Records for this exercise:
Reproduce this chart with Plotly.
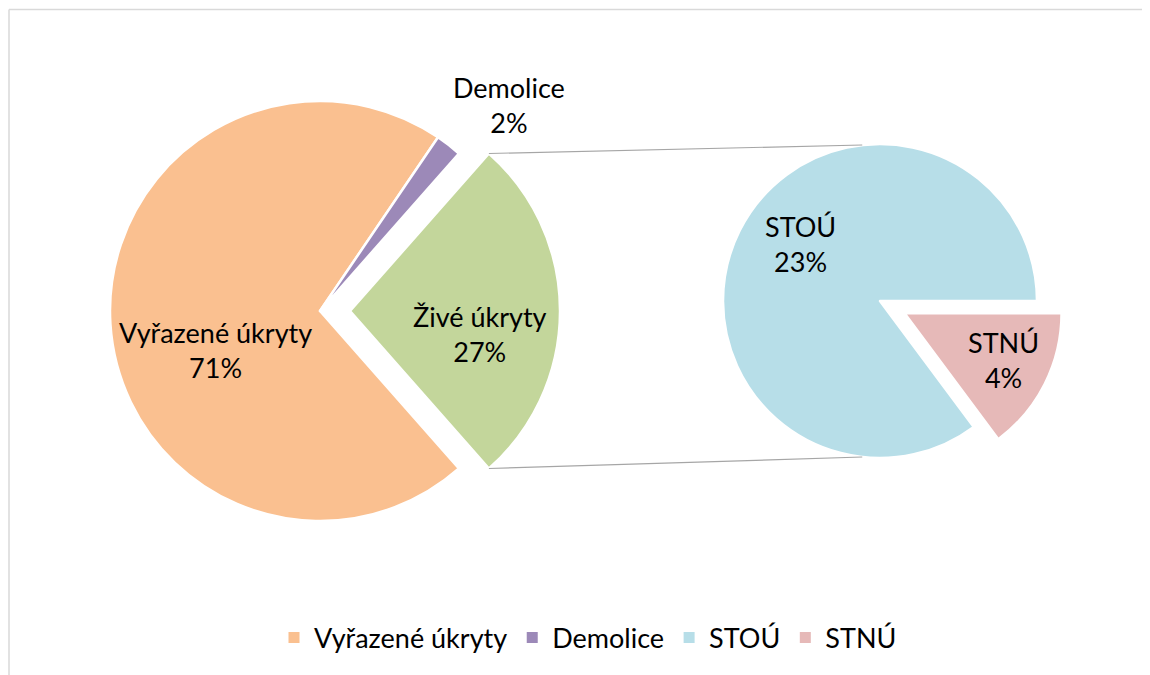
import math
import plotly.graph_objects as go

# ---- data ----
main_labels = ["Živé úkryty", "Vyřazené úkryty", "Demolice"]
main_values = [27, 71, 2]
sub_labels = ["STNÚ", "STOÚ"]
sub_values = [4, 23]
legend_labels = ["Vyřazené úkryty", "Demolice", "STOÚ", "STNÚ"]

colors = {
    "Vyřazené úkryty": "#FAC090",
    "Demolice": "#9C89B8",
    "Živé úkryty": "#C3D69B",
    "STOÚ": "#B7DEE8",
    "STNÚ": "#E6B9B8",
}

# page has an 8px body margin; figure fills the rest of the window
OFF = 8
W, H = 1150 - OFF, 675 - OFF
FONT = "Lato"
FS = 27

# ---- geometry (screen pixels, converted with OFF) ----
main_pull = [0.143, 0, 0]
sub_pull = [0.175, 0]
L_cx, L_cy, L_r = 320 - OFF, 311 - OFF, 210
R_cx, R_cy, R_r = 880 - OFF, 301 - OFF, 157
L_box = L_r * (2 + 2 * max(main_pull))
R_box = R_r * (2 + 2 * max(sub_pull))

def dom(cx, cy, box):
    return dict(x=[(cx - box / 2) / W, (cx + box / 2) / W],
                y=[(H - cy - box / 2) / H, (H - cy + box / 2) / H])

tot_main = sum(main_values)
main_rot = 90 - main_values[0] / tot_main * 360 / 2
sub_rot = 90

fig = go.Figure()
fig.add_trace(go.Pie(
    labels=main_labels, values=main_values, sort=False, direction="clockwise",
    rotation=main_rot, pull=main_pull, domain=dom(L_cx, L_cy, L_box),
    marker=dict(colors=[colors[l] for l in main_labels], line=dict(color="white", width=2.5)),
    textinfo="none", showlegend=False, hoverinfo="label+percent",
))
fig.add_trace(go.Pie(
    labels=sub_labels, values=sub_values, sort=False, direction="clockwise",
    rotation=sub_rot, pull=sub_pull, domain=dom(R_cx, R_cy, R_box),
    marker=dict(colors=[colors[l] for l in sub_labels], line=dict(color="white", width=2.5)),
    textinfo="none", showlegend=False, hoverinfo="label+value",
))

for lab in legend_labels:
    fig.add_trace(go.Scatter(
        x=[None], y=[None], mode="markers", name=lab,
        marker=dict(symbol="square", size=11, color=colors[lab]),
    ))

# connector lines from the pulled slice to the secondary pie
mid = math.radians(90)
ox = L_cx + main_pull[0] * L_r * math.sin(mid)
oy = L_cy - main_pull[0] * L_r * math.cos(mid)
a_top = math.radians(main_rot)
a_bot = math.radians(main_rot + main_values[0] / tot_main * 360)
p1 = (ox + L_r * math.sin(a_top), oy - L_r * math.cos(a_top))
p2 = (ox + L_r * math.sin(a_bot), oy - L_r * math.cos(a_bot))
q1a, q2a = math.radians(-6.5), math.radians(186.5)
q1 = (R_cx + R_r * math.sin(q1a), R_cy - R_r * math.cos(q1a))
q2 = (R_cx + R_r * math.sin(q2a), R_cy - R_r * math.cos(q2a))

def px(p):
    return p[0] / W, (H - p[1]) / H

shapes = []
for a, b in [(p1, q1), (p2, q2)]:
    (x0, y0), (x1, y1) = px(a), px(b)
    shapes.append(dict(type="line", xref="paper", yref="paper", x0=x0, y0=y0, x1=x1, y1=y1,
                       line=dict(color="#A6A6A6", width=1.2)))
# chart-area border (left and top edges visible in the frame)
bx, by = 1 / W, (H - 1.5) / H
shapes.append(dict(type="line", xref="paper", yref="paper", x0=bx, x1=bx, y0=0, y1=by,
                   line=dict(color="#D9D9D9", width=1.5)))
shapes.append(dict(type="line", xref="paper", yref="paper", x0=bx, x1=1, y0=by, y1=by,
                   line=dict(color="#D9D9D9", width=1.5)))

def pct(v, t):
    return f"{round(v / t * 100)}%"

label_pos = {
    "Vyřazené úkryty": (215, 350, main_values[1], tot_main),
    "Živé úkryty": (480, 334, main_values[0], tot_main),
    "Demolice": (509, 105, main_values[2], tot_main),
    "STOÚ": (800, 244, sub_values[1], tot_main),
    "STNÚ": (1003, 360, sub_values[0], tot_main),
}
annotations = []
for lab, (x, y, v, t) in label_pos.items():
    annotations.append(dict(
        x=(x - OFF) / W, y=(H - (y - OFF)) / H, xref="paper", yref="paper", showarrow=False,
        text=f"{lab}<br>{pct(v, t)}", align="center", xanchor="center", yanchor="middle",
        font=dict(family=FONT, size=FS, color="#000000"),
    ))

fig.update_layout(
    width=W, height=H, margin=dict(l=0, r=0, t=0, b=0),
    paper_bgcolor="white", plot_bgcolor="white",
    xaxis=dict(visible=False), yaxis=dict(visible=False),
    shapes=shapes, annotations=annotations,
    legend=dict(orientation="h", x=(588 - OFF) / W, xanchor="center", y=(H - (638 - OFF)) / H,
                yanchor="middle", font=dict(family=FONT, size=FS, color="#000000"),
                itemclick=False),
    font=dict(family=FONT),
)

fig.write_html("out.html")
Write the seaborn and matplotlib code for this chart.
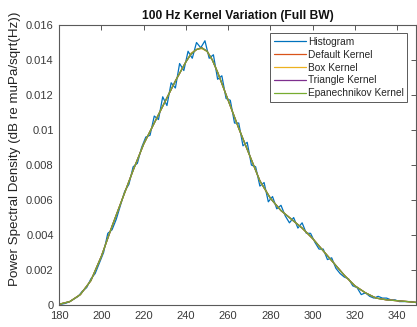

Written request: Omitting all images, retype each line of the records precisely.

Task response:
Reproduce this chart with Plotly.
import math
import plotly.graph_objects as go

# ---- data ----
main_labels = ["Živé úkryty", "Vyřazené úkryty", "Demolice"]
main_values = [27, 71, 2]
sub_labels = ["STNÚ", "STOÚ"]
sub_values = [4, 23]
legend_labels = ["Vyřazené úkryty", "Demolice", "STOÚ", "STNÚ"]

colors = {
    "Vyřazené úkryty": "#FAC090",
    "Demolice": "#9C89B8",
    "Živé úkryty": "#C3D69B",
    "STOÚ": "#B7DEE8",
    "STNÚ": "#E6B9B8",
}

# page has an 8px body margin; figure fills the rest of the window
OFF = 8
W, H = 1150 - OFF, 675 - OFF
FONT = "Lato"
FS = 27

# ---- geometry (screen pixels, converted with OFF) ----
main_pull = [0.143, 0, 0]
sub_pull = [0.175, 0]
L_cx, L_cy, L_r = 320 - OFF, 311 - OFF, 210
R_cx, R_cy, R_r = 880 - OFF, 301 - OFF, 157
L_box = L_r * (2 + 2 * max(main_pull))
R_box = R_r * (2 + 2 * max(sub_pull))

def dom(cx, cy, box):
    return dict(x=[(cx - box / 2) / W, (cx + box / 2) / W],
                y=[(H - cy - box / 2) / H, (H - cy + box / 2) / H])

tot_main = sum(main_values)
main_rot = 90 - main_values[0] / tot_main * 360 / 2
sub_rot = 90

fig = go.Figure()
fig.add_trace(go.Pie(
    labels=main_labels, values=main_values, sort=False, direction="clockwise",
    rotation=main_rot, pull=main_pull, domain=dom(L_cx, L_cy, L_box),
    marker=dict(colors=[colors[l] for l in main_labels], line=dict(color="white", width=2.5)),
    textinfo="none", showlegend=False, hoverinfo="label+percent",
))
fig.add_trace(go.Pie(
    labels=sub_labels, values=sub_values, sort=False, direction="clockwise",
    rotation=sub_rot, pull=sub_pull, domain=dom(R_cx, R_cy, R_box),
    marker=dict(colors=[colors[l] for l in sub_labels], line=dict(color="white", width=2.5)),
    textinfo="none", showlegend=False, hoverinfo="label+value",
))

for lab in legend_labels:
    fig.add_trace(go.Scatter(
        x=[None], y=[None], mode="markers", name=lab,
        marker=dict(symbol="square", size=11, color=colors[lab]),
    ))

# connector lines from the pulled slice to the secondary pie
mid = math.radians(90)
ox = L_cx + main_pull[0] * L_r * math.sin(mid)
oy = L_cy - main_pull[0] * L_r * math.cos(mid)
a_top = math.radians(main_rot)
a_bot = math.radians(main_rot + main_values[0] / tot_main * 360)
p1 = (ox + L_r * math.sin(a_top), oy - L_r * math.cos(a_top))
p2 = (ox + L_r * math.sin(a_bot), oy - L_r * math.cos(a_bot))
q1a, q2a = math.radians(-6.5), math.radians(186.5)
q1 = (R_cx + R_r * math.sin(q1a), R_cy - R_r * math.cos(q1a))
q2 = (R_cx + R_r * math.sin(q2a), R_cy - R_r * math.cos(q2a))

def px(p):
    return p[0] / W, (H - p[1]) / H

shapes = []
for a, b in [(p1, q1), (p2, q2)]:
    (x0, y0), (x1, y1) = px(a), px(b)
    shapes.append(dict(type="line", xref="paper", yref="paper", x0=x0, y0=y0, x1=x1, y1=y1,
                       line=dict(color="#A6A6A6", width=1.2)))
# chart-area border (left and top edges visible in the frame)
bx, by = 1 / W, (H - 1.5) / H
shapes.append(dict(type="line", xref="paper", yref="paper", x0=bx, x1=bx, y0=0, y1=by,
                   line=dict(color="#D9D9D9", width=1.5)))
shapes.append(dict(type="line", xref="paper", yref="paper", x0=bx, x1=1, y0=by, y1=by,
                   line=dict(color="#D9D9D9", width=1.5)))

def pct(v, t):
    return f"{round(v / t * 100)}%"

label_pos = {
    "Vyřazené úkryty": (215, 350, main_values[1], tot_main),
    "Živé úkryty": (480, 334, main_values[0], tot_main),
    "Demolice": (509, 105, main_values[2], tot_main),
    "STOÚ": (800, 244, sub_values[1], tot_main),
    "STNÚ": (1003, 360, sub_values[0], tot_main),
}
annotations = []
for lab, (x, y, v, t) in label_pos.items():
    annotations.append(dict(
        x=(x - OFF) / W, y=(H - (y - OFF)) / H, xref="paper", yref="paper", showarrow=False,
        text=f"{lab}<br>{pct(v, t)}", align="center", xanchor="center", yanchor="middle",
        font=dict(family=FONT, size=FS, color="#000000"),
    ))

fig.update_layout(
    width=W, height=H, margin=dict(l=0, r=0, t=0, b=0),
    paper_bgcolor="white", plot_bgcolor="white",
    xaxis=dict(visible=False), yaxis=dict(visible=False),
    shapes=shapes, annotations=annotations,
    legend=dict(orientation="h", x=(588 - OFF) / W, xanchor="center", y=(H - (638 - OFF)) / H,
                yanchor="middle", font=dict(family=FONT, size=FS, color="#000000"),
                itemclick=False),
    font=dict(family=FONT),
)

fig.write_html("out.html")
Write the seaborn and matplotlib code for this chart.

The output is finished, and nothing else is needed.